“It’s very boring when someone comes along and shites on,” said Senator Lynn Ruane, standing in the second row of the Thomas Davis theatre on Thursday evening. As she chatted to the Vincent de Paul Society, her approach was consistently casual and humorous. Upon asking the audience what they wanted to know, Ruane, who is running to retain her seat in the Seanad elections, was prompted to talk about a variety of topics including harm reduction for those addicted to drugs, Trinity Access Programme and rehabilitation in prison systems. She began, however, by speaking about her background.

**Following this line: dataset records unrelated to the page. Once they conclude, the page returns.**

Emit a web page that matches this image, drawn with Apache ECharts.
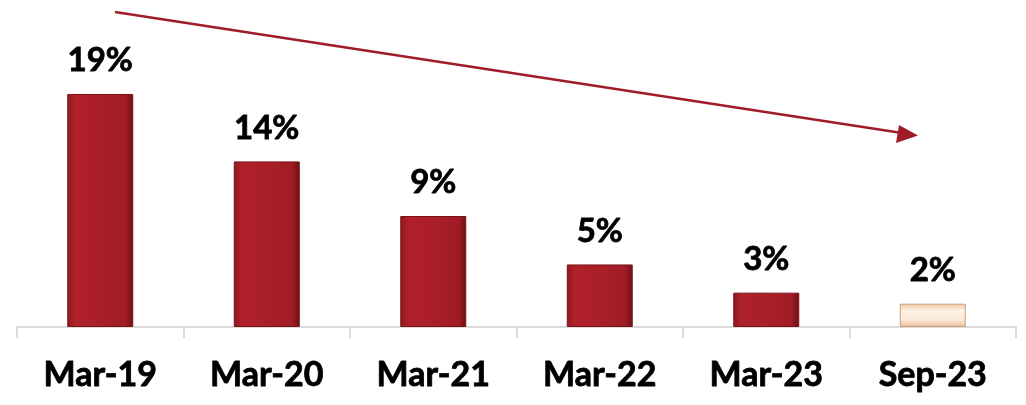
<!DOCTYPE html>
<html>
<head>
<meta charset="utf-8">
<script src="https://cdn.jsdelivr.net/npm/echarts@6/dist/echarts.min.js"></script>
<style>
  html, body { margin: 0; padding: 0; background: #fff; }
  #chart { width: 1026px; height: 405px; }
</style>
</head>
<body>
<div id="chart"></div>
<script>
// periods and share values (%)
var periods = ['Mar-19', 'Mar-20', 'Mar-21', 'Mar-22', 'Mar-23', 'Sep-23'];
var shares = [19.0, 13.5, 9.05, 5.1, 2.8, 1.9];

var redBar = {
  type: 'linear', x: 0, y: 0, x2: 1, y2: 0,
  colorStops: [
    { offset: 0, color: '#8e1820' },
    { offset: 0.12, color: '#b0202a' },
    { offset: 0.5, color: '#aa1f28' },
    { offset: 0.88, color: '#a01c25' },
    { offset: 1, color: '#6e1017' }
  ]
};
var lightBar = {
  type: 'linear', x: 0, y: 0, x2: 0, y2: 1,
  colorStops: [
    { offset: 0, color: '#f0c6a4' },
    { offset: 0.3, color: '#fdf2e4' },
    { offset: 0.7, color: '#fbe9d6' },
    { offset: 1, color: '#e8b893' }
  ]
};

var chart = echarts.init(document.getElementById('chart'));
chart.setOption({
  animation: false,
  grid: { left: 17, right: 10, top: 40, bottom: 78 },
  xAxis: {
    type: 'category',
    data: periods,
    axisLine: { lineStyle: { color: '#d0d0d0', width: 1.5 } },
    axisTick: { show: true, length: 11, lineStyle: { color: '#d0d0d0', width: 1.5 } },
    axisLabel: {
      margin: 31,
      color: '#000',
      fontFamily: 'Lato',
      fontWeight: 'bold',
      fontSize: 34,
      textBorderColor: '#000',
      textBorderWidth: 0.8
    }
  },
  yAxis: {
    type: 'value',
    min: 0,
    max: 23.4,
    show: false,
    splitLine: { show: false }
  },
  series: [{
    type: 'bar',
    barWidth: 66,
    data: shares.map(function (v, i) {
      return {
        value: v,
        itemStyle: {
          color: i === shares.length - 1 ? lightBar : redBar,
          borderColor: i === shares.length - 1 ? '#c9a080' : '#7a1218',
          borderWidth: 1
        }
      };
    }),
    label: {
      show: true,
      position: 'top',
      distance: 17,
      color: '#000',
      fontFamily: 'Lato',
      fontWeight: 'bold',
      fontSize: 33,
      textBorderColor: '#000',
      textBorderWidth: 0.8,
      formatter: function (p) { return Math.round(p.value) + '%'; }
    }
  }],
  graphic: [{
    type: 'line',
    shape: { x1: 115, y1: 12, x2: 902, y2: 133 },
    style: { stroke: '#a01c2a', lineWidth: 2.5 }
  }, {
    type: 'polygon',
    shape: { points: [[918, 135.5], [899, 125], [896, 143]] },
    style: { fill: '#a01c2a' }
  }]
});
</script>
</body>
</html>
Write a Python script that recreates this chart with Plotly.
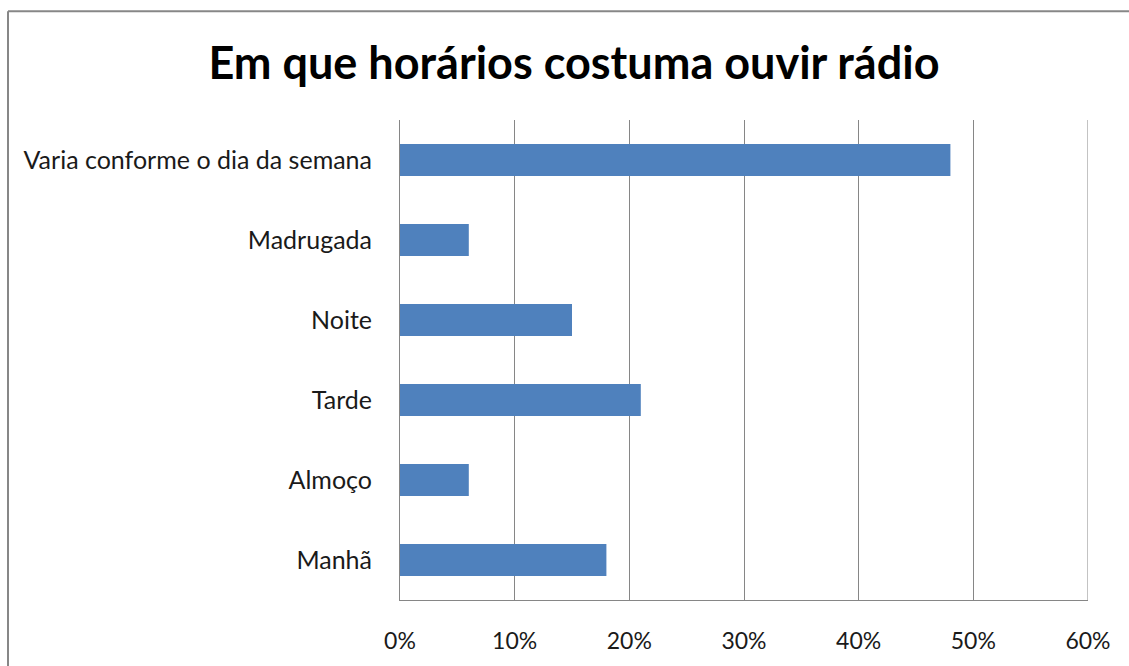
import plotly.graph_objects as go

# Listening-time categories (bottom to top) and share of respondents
categories = ["Manhã", "Almoço", "Tarde", "Noite", "Madrugada", "Varia conforme o dia da semana"]
shares = [0.18, 0.06, 0.21, 0.15, 0.06, 0.48]
tick_values = [0, 0.1, 0.2, 0.3, 0.4, 0.5, 0.6]
tick_labels = ["0%", "10%", "20%", "30%", "40%", "50%", "60%"]

title_text = "Em que horários costuma ouvir rádio"

FONT = "Lato, Carlito, Calibri, sans-serif"
W, H = 1129, 666
L, R, T, B = 400, 41, 120, 61
GRID = "#868686"

fig = go.Figure(
    go.Bar(
        x=shares,
        y=categories,
        orientation="h",
        width=0.4,
        marker=dict(color="#4F81BD", line=dict(width=0)),
        hoverinfo="skip",
    )
)

# plot-area width/height for converting pixel offsets into paper units
pw = W - L - R
ph = H - T - B


def px_x(px):
    return (px - L) / pw


def px_y(py):
    return (H - B - py) / ph


fig.update_layout(
    width=W,
    height=H,
    margin=dict(l=L, r=R, t=T, b=B),
    paper_bgcolor="white",
    plot_bgcolor="white",
    showlegend=False,
    title=dict(
        text=title_text,
        x=574 / W,
        xanchor="center",
        y=1 - 63 / H,
        yanchor="middle",
        font=dict(family=FONT, size=45, color="black", weight="bold"),
    ),
    xaxis=dict(
        range=[0, 0.6],
        tickvals=tick_values,
        ticktext=tick_labels,
        showgrid=True,
        gridcolor=GRID,
        gridwidth=1,
        showline=True,
        linecolor=GRID,
        linewidth=1,
        zeroline=False,
        ticks="",
        ticklabelstandoff=20,
        tickfont=dict(family=FONT, size=23, color="#1a1a1a"),
        fixedrange=True,
    ),
    yaxis=dict(
        categoryorder="array",
        categoryarray=categories,
        showgrid=False,
        showline=True,
        linecolor=GRID,
        linewidth=1,
        ticks="",
        ticklabelstandoff=22,
        tickfont=dict(family=FONT, size=25, color="#1a1a1a"),
        fixedrange=True,
    ),
)

# gridline at the top of the value range (at the plot-area edge)
fig.add_shape(
    type="line", xref="x", yref="paper",
    x0=tick_values[-1], x1=tick_values[-1], y0=0, y1=1,
    line=dict(color=GRID, width=1),
)

# outer chart frame (continues past the right and bottom edges)
fig.add_shape(
    type="line", xref="paper", yref="paper",
    x0=px_x(8), x1=px_x(W + 20), y0=px_y(10), y1=px_y(10),
    line=dict(color="#878787", width=2),
)
fig.add_shape(
    type="line", xref="paper", yref="paper",
    x0=px_x(8), x1=px_x(8), y0=px_y(10), y1=px_y(H + 20),
    line=dict(color="#878787", width=2),
)

fig.write_html("out.html")
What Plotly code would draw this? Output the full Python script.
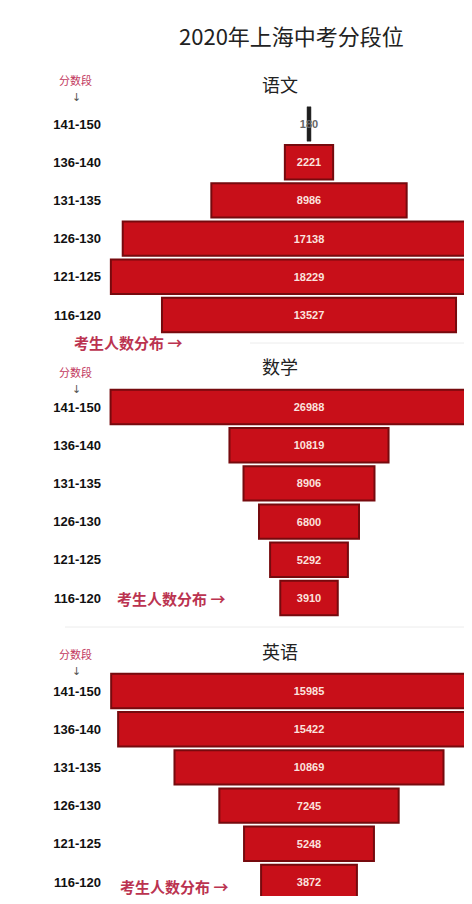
import plotly.graph_objects as go

# ---------- data ----------
bands = ["141-150", "136-140", "131-135", "126-130", "121-125", "116-120"]
chinese = [180, 2221, 8986, 17138, 18229, 13527]
maths = [26988, 10819, 8906, 6800, 5292, 3910]
english = [15985, 15422, 10869, 7245, 5248, 3872]

title = "2020年上海中考分段位"
subjects = ["语文", "数学", "英语"]
band_label = "分数段"
count_label = "考生人数分布 →"

# ---------- look ----------
# the page puts an 8px body margin round the figure; keep it inside the window
OFF = 8
W, H = 472 - OFF, 904 - 2 * OFF


def px(x):
    return (x - OFF) / W


def py(y):
    return 1 - (y - OFF) / H


PLOT_LEFT = 106          # px (picture) where the plotting area starts
CENTER = 309             # px (picture) where the funnels are centred
units_per_px = [46, 68, 40.4]   # each panel has its own scale
first_row = [124, 407, 691]     # px (picture) of the top row in each panel
ROW_STEP = 38.2
BOTTOM_EDGE = OFF + H            # lowest picture px the figure reaches

CJK = "Noto Sans CJK SC"
BAR = "#c80f19"
EDGE = "#760a0e"
VALUE_TXT = "#fbe2de"
PINK = "#c23a5e"

series = [chinese, maths, english]

fig = go.Figure()
for i, vals in enumerate(series):
    n = "" if i == 0 else str(i + 1)
    k = units_per_px[i]
    # very thin bars (like the 180 one) read as a dark stroke
    thin = [v / k < 8 for v in vals]
    colors = ["#1e1e1e" if t else BAR for t in thin]
    edges = ["#1e1e1e" if t else EDGE for t in thin]
    widths = [0.5 if t else 2 for t in thin]
    txtcol = ["#666666" if t else VALUE_TXT for t in thin]
    fig.add_trace(go.Funnel(
        y=bands, x=vals,
        xaxis="x" + n, yaxis="y" + n,
        texttemplate="%{x:d}",
        textposition="inside",
        insidetextanchor="middle",
        constraintext="none",
        textfont=dict(family="Liberation Sans", size=11, color=txtcol, weight="bold"),
        marker=dict(color=colors, line=dict(color=edges, width=widths)),
        connector=dict(visible=False),
        hoverinfo="y+x",
    ))

    top = first_row[i] - ROW_STEP / 2
    bottom = first_row[i] + ROW_STEP * (len(bands) - 0.5)
    cut = max(0, bottom - BOTTOM_EDGE)
    bottom -= cut
    fig.update_layout({
        "xaxis" + n: dict(
            domain=[px(PLOT_LEFT), 1], anchor="y" + n, visible=False,
            range=[-(CENTER - PLOT_LEFT) * k, (472 - CENTER) * k], fixedrange=True,
        ),
        "yaxis" + n: dict(
            domain=[py(bottom), py(top)], anchor="x" + n,
            type="category", categoryorder="array", categoryarray=bands,
            range=[len(bands) - 0.5 - cut / ROW_STEP, -0.5],
            showgrid=False, zeroline=False, showline=False, ticks="",
            ticklabelstandoff=4,
            tickfont=dict(family="Liberation Sans", size=13, color="#111111", weight="bold"),
            fixedrange=True,
        ),
    })

# ---------- texts ----------
ann = [dict(text=title, x=px(291), y=py(35),
            font=dict(family=CJK, size=22, color="#222222"))]
sub_y = [84, 366, 651]
band_y = [80, 372, 654]
count_xy = [(72, 342), (115, 598), (118, 886)]
for i, s in enumerate(subjects):
    ann.append(dict(text=s, x=px(280), y=py(sub_y[i]),
                    font=dict(family=CJK, size=18, color="#222222")))
    ann.append(dict(text=band_label, x=px(75), y=py(band_y[i]),
                    font=dict(family=CJK, size=11, color=PINK)))
    ann.append(dict(text="↓", x=px(76), y=py(band_y[i] + 17),
                    font=dict(family="DejaVu Sans", size=11, color="#555555")))
    cx, cy = count_xy[i]
    ann.append(dict(text=count_label, x=px(cx), y=py(cy), xanchor="left",
                    font=dict(family=CJK, size=15, color="#bb3350", weight="bold")))
for a in ann:
    a.update(xref="paper", yref="paper", showarrow=False)
    a.setdefault("xanchor", "center")
    a.setdefault("yanchor", "middle")

fig.update_layout(
    width=W, height=H,
    margin=dict(l=0, r=0, t=0, b=0),
    paper_bgcolor="white", plot_bgcolor="white",
    funnelgap=0.1,
    showlegend=False,
    annotations=ann,
    shapes=[
        dict(type="line", xref="paper", yref="paper", x0=px(250), x1=1,
             y0=py(343), y1=py(343), line=dict(color="#ececec", width=1)),
        dict(type="line", xref="paper", yref="paper", x0=px(65), x1=1,
             y0=py(627), y1=py(627), line=dict(color="#ececec", width=1)),
    ],
)

fig.write_html("out.html", default_width=f"{W}px", default_height=f"{H}px")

Ruane detailed her early life, recalling that when she was just 15 years old, she fell pregnant with her daughter, Jordanne, who is now a second year English and film studies student in Trinity as well as an IFTA winning actress. The Senator also spoke of her own drug use, describing herself as a “chaotic drug user” and outlining how she used her own experiences with addiction to become involved in changing drug policy and help those with addiction in the wake of Ireland’s heroin epidemic during the early 2000s. Ruane started working in the drug sector at a young age and developed a programme to help young users of heroin; this focused on harm reduction, taught youths how to help those who have overdosed, and facilitated discussions about issues around consent and STIs. Ruane commented that by taking part in activities together, addicts were less likely to use harmful substances as they were distracted by doing an activity as part of a group. She then went on to talk about her work with recovering addicts in the Bluebell area of Dublin, and mentioned the successes she had there. Her speech was scattered with anecdotes, including stories about how members of the programme had adopted a cat named Stigma and created a cookbook, which they toured around the country.
Ruane herself received a place to study in Trinity through Trinity Access Programme, and she subsequently became the president of the Students’ Union in 2015/16. She spoke of how a national access programme is needed on a universal level, and how support should be available in local communities for those who attend universities through access programmes, calling it an “intergenerational thing”.
Questions then turned to her involvement in reforming the prison system. Ruane passionately spoke about prisoners who aspire to do something different with their lives once they are released. She sentimentally mentioned some of her incarcerated friends who had sent her letters from prison expressing the desire to change their lives. Ruane has worked on drafting a bill which would prevent jobseekers being asked whether they have any previous criminal convictions when applying for work. She explained the proposal further, saying it “would stop stigma at the start of the process” and is currently awaiting approval from the Dáil.
Ruane was also asked what problems she would like to see addressed in the Dáil when it forms after the general election. “Obviously the housing situation is massive, you need to have a place to call home and a place of safety,” she said. Granting greater representation to the working class in the judiciary and working on criminal justice reform were also matters she said she would personally focus on, as well as creating a more autism-friendly society. Senator Ruane ended by asking, “Can I go? I need to get home for Love Island,” a sentiment that much of the audience could likely relate to as the talk came to a close.